Physicists have identified some features of the theoretical graviton so that, if it exists, it can be recognized. For one thing, the particle is massless, which means it has no rest mass — a graviton is always in motion, and that probably means it travels at the speed of light (although in Chapter 20you find out about a theory of modified gravity in which gravity and light move through space at different speeds).

Another feature of the graviton is that it has a spin of 2. ( Spin is a quantum number indicating an inherent property of a particle that acts kind of like angular momentum. Fundamental particles have an inherent spin, meaning they interact with other particles like they’re spinning even when they aren’t.)

A graviton also has no electrical charge. It’s a stable particle, which means it won’t decay.

So physicists are looking for a massless particle moving at an incredibly fast speed, with no electrical charge and a quantum spin of 2. Even though the graviton has never been discovered by experiment, it’s the gauge boson that mediates the gravitational force. Given the extremely weak strength of gravity in relation to other forces, trying to identify a single graviton is an incredibly hard task. (It is, however, possible to identify the gravitational waves created by many gravitons, which was done very recently, as you find out in Chapter 6.)

The possible existence of the graviton in string theory is one of the major motivations for looking toward the theory as a likely solution to the problem of quantum gravity.

Supersymmetry is a principle that says that two types of fundamental particles, bosons and fermions, are connected to each other. The benefit of this type of symmetry is that the mathematical relationships in gauge theory reduce in such a way that unifying all the forces becomes more feasible. (We explain bosons and fermions in greater detail in Chapter 8, while we present a more detailed discussion of supersymmetry in Chapter 10.)

The top graph in Figure 2-2 shows the strengths of the three forces described by the Standard Model modeled at different energy levels.

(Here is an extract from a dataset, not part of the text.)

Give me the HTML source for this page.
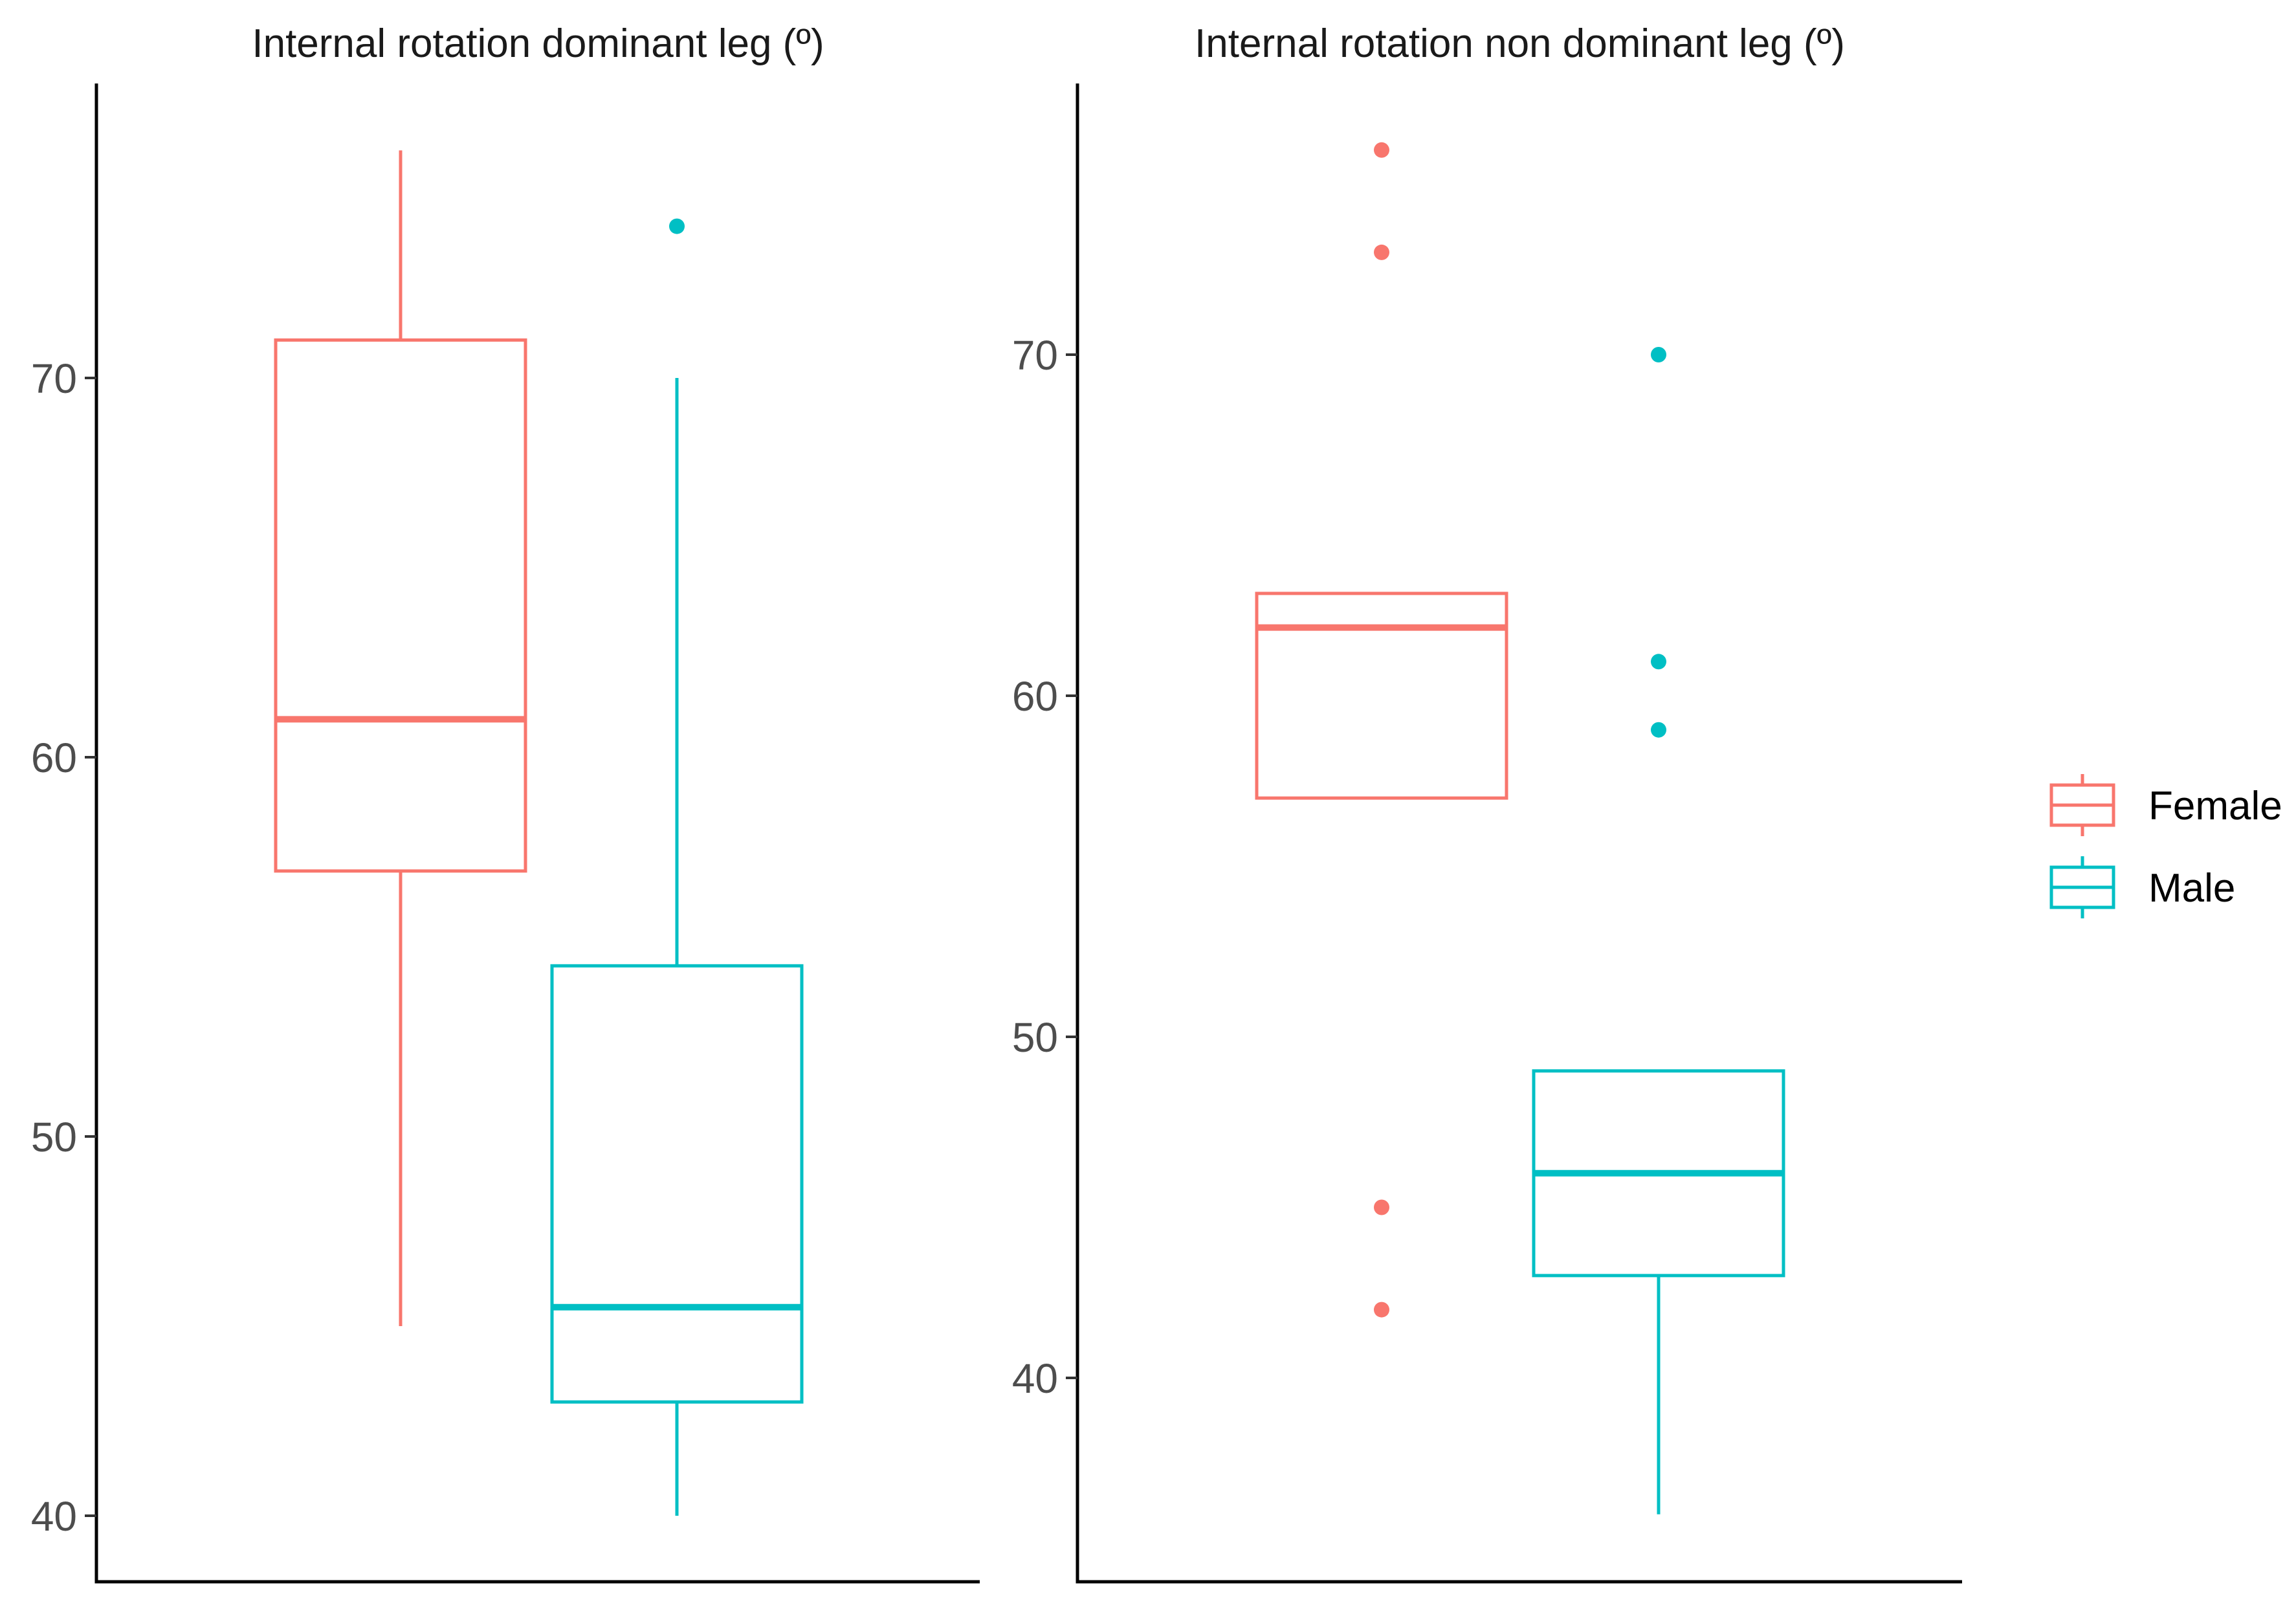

If the three forces met up in the same point, it would indicate that there might be an energy level where these three forces become fully unified into one single force.

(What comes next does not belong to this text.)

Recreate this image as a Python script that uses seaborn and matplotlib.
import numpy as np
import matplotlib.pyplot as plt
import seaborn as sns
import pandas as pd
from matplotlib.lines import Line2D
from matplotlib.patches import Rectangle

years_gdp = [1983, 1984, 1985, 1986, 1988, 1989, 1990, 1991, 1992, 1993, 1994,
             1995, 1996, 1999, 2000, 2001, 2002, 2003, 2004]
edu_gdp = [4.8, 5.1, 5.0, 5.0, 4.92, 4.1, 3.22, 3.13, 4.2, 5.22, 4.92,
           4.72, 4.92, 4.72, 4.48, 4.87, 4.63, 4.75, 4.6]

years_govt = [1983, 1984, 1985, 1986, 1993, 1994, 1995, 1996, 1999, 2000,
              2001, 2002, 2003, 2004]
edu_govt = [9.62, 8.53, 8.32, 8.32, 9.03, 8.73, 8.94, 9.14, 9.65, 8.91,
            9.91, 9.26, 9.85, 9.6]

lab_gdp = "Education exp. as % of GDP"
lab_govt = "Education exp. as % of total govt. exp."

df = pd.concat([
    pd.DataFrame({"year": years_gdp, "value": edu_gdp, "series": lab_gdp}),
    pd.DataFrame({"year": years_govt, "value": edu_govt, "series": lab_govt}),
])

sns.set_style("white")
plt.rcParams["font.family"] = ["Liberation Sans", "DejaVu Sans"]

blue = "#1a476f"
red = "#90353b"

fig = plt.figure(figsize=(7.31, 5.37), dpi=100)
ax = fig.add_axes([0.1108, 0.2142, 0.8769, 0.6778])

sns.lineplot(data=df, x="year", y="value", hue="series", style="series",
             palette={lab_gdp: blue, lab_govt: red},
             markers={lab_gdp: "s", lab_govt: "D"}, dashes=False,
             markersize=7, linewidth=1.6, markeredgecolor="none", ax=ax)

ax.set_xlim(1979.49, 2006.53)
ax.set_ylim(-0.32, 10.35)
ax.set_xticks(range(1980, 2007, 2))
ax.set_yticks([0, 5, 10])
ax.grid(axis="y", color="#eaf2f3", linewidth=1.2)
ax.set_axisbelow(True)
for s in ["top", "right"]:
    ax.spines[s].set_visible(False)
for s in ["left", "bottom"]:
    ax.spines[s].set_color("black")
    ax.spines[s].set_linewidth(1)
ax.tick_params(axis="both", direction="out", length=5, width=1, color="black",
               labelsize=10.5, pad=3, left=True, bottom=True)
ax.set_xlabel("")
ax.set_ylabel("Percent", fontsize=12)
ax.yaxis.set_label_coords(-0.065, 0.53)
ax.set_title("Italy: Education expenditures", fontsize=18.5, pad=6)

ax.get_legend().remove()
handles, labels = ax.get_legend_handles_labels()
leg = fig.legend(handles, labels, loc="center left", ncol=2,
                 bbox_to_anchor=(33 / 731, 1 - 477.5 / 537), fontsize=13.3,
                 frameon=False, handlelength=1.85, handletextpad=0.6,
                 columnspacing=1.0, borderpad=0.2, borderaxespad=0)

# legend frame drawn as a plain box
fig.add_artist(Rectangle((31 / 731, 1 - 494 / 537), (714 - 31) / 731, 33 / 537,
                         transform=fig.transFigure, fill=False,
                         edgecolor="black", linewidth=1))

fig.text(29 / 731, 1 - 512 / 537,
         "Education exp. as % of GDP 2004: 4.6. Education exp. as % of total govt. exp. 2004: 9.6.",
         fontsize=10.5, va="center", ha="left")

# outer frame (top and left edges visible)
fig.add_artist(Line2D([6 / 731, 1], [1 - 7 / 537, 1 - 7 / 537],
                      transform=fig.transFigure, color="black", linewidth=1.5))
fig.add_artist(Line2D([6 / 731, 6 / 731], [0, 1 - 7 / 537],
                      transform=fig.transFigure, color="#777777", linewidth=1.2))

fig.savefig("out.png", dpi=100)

Lisa Randall, 2005. Reproduced by permission of HarperCollins Publishers.

FIGURE 2-2:If supersymmetry is added, the strengths of the forces in the Standard Model scale differently with energy, and they may become equal at high enough energy.

However, as the lower graph of Figure 2-2 shows, when supersymmetry is introduced into the equation (literally, not just metaphorically), the three forces meet in a single point. If supersymmetry proves to be true, it’s strong evidence that the three forces of the Standard Model unify at high enough energy.

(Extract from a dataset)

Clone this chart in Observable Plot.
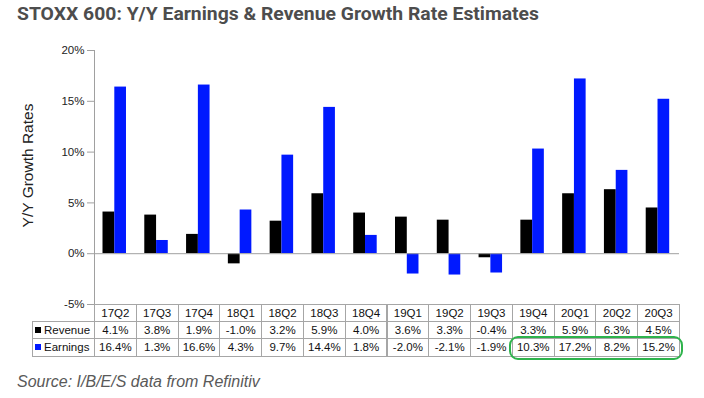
<!DOCTYPE html>
<html>
<head>
<meta charset="utf-8">
<script src="https://cdn.jsdelivr.net/npm/d3@7"></script>
<script src="https://cdn.jsdelivr.net/npm/@observablehq/plot@0.6"></script>
<style>
  html, body { margin: 0; padding: 0; background: #fff; }
  #wrap { position: relative; width: 704px; height: 398px; overflow: hidden; font-family: Arial, "Liberation Sans", sans-serif; }
  #title { position: absolute; left: 17px; top: 4px; font-family: Roboto, "Liberation Sans", sans-serif; font-weight: 700; font-size: 19px; line-height: 19px; color: #4d4d4d; white-space: nowrap; transform-origin: 0 0; }
  #source { position: absolute; left: 17px; top: 373px; font-family: Arial, "Liberation Sans", sans-serif; font-style: italic; font-size: 16px; line-height: 18px; color: #595959; white-space: nowrap; }
  #chart { position: absolute; left: 0; top: 0; }
  .cell { position: absolute; box-sizing: border-box; border: 1px solid #a6a6a6; font-size: 11.5px; color: #111; text-align: center; white-space: nowrap; display: flex; align-items: center; justify-content: center; background: transparent; }
  .lab { justify-content: flex-start; padding-left: 2px; }
  .sq { display: inline-block; width: 6px; height: 6px; margin-right: 3px; }
  #hl { position: absolute; box-sizing: border-box; border: 2.5px solid #2eb34c; border-radius: 9px; }
</style>
</head>
<body>
<div id="wrap">
  <div id="chart"></div>
  <div id="title">STOXX 600: Y/Y Earnings &amp; Revenue Growth Rate Estimates</div>
  <div id="source">Source: I/B/E/S data from Refinitiv</div>
</div>
<script>
const quarters = ["17Q2","17Q3","17Q4","18Q1","18Q2","18Q3","18Q4","19Q1","19Q2","19Q3","19Q4","20Q1","20Q2","20Q3"];
const revenue  = [4.1, 3.8, 1.9, -1.0, 3.2, 5.9, 4.0, 3.6, 3.3, -0.4, 3.3, 5.9, 6.3, 4.5];
const earnings = [16.4, 1.3, 16.6, 4.3, 9.7, 14.4, 1.8, -2.0, -2.1, -1.9, 10.3, 17.2, 8.2, 15.2];
const yTicks = [-5, 0, 5, 10, 15, 20];
const seriesNames = ["Revenue", "Earnings"];
const seriesColors = ["#000000", "#0019ff"];
const highlighted = ["19Q4", "20Q1", "20Q2", "20Q3"];
const yLabel = "Y/Y Growth Rates";

const rows = quarters.map((q, i) => ({q, revenue: revenue[i], earnings: earnings[i]}));
const fmt = v => v.toFixed(1) + "%";

const plot = Plot.plot({
  width: 704,
  height: 398,
  marginTop: 50,
  marginBottom: 94,
  marginLeft: 94,
  marginRight: 25,
  style: {fontFamily: "Arial, 'Liberation Sans', sans-serif", background: "transparent"},
  x: {domain: quarters, padding: 0, round: false, axis: null},
  y: {domain: [-5, 20], axis: null},
  marks: [
    Plot.axisY({ticks: yTicks, tickFormat: d => d + "%", tickSize: 7, tickPadding: 3, fontSize: 11.5, stroke: "#a0a0a0", fill: "#222", label: null}),
    Plot.frame({anchor: "left", stroke: "#a0a0a0"}),
    Plot.barY(rows, {x: "q", y: "revenue", fill: seriesColors[0], insetLeft: 8.5, insetRight: 21.5}),
    Plot.barY(rows, {x: "q", y: "earnings", fill: seriesColors[1], insetLeft: 20.3, insetRight: 9.8}),
    Plot.ruleY([0], {stroke: "#a0a0a0"}),
    Plot.text([yLabel], {frameAnchor: "left", textAnchor: "middle", lineAnchor: "middle", rotate: -90, dx: -66, dy: -12, fontSize: 15.5, fill: "#222"})
  ]
});
document.getElementById("chart").appendChild(plot);

// table drawn from the plot's own x scale
const xs = plot.scale("x");
const ys = plot.scale("y");
const bw = xs.bandwidth;
const tableTop = ys.apply(-5);
const rowOff = [0, 16.5, 34, 51.5];
const labelW = 62;
const wrap = document.getElementById("wrap");
function cell(left, top, w, h, html, cls) {
  const d = document.createElement("div");
  d.className = "cell" + (cls ? " " + cls : "");
  d.style.left = left + "px";
  d.style.top = top + "px";
  d.style.width = (w + 1) + "px";
  d.style.height = (h + 1) + "px";
  d.innerHTML = html;
  wrap.appendChild(d);
}
const x0 = xs.apply(quarters[0]);
seriesNames.forEach((name, r) => {
  const t = tableTop + rowOff[r + 1];
  cell(x0 - labelW, t, labelW, rowOff[r + 2] - rowOff[r + 1], `<span class="sq" style="background:${seriesColors[r]}"></span>${name}`, "lab");
});
quarters.forEach((q, i) => {
  const l = xs.apply(q);
  cell(l, tableTop + rowOff[0], bw, rowOff[1] - rowOff[0], q);
  cell(l, tableTop + rowOff[1], bw, rowOff[2] - rowOff[1], fmt(revenue[i]));
  cell(l, tableTop + rowOff[2], bw, rowOff[3] - rowOff[2], fmt(earnings[i]));
});
const hlLeft = xs.apply(highlighted[0]) - 3;
const hlRight = xs.apply(highlighted[highlighted.length - 1]) + bw + 4;
const hl = document.createElement("div");
hl.id = "hl";
hl.style.left = hlLeft + "px";
hl.style.top = (tableTop + rowOff[2] - 2) + "px";
hl.style.width = (hlRight - hlLeft) + "px";
hl.style.height = (rowOff[3] - rowOff[2] + 6) + "px";
wrap.appendChild(hl);

const title = document.getElementById("title");
const tw = title.getBoundingClientRect().width;
title.style.transform = `scaleX(${522 / tw})`;
</script>
</body>
</html>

Many physicists believe that all four forces are a manifestation of the same fundamental laws, which in string theory would be the dynamics of quantum strings. This should be apparent at high energy levels, but as the universe reduced into a lower-energy state, the inherent symmetry between the forces began to break down. This broken symmetry caused the creation of four apparently very different forces of nature.

The goal of a theory of quantum gravity is, in a sense, an attempt to look back in time, to when these four forces were unified into a single structure. If successful, it would profoundly affect our understanding of the first few moments of the universe — the last time the forces joined together in this way.

Chapter 3

IN THIS CHAPTER

Embracing string theory’s achievements

Poking holes in string theory

Wondering what the future of string theory holds

String theory is a work in progress, having captured the hearts and minds of much of the theoretical physics community while being apparently disconnected from any realistic chance of definitive experimental proof. Despite this, it has had some successes — unexpected predictions and achievements that may well indicate string theorists are on the right track.

String theory critics would also point out (and many string theorists would probably agree) that the last couple of decades haven’t been kind to string theory because the momentum toward a unified theory of everything has slowed, and the latest particle colliders have failed to provide any direct evidence for string theory.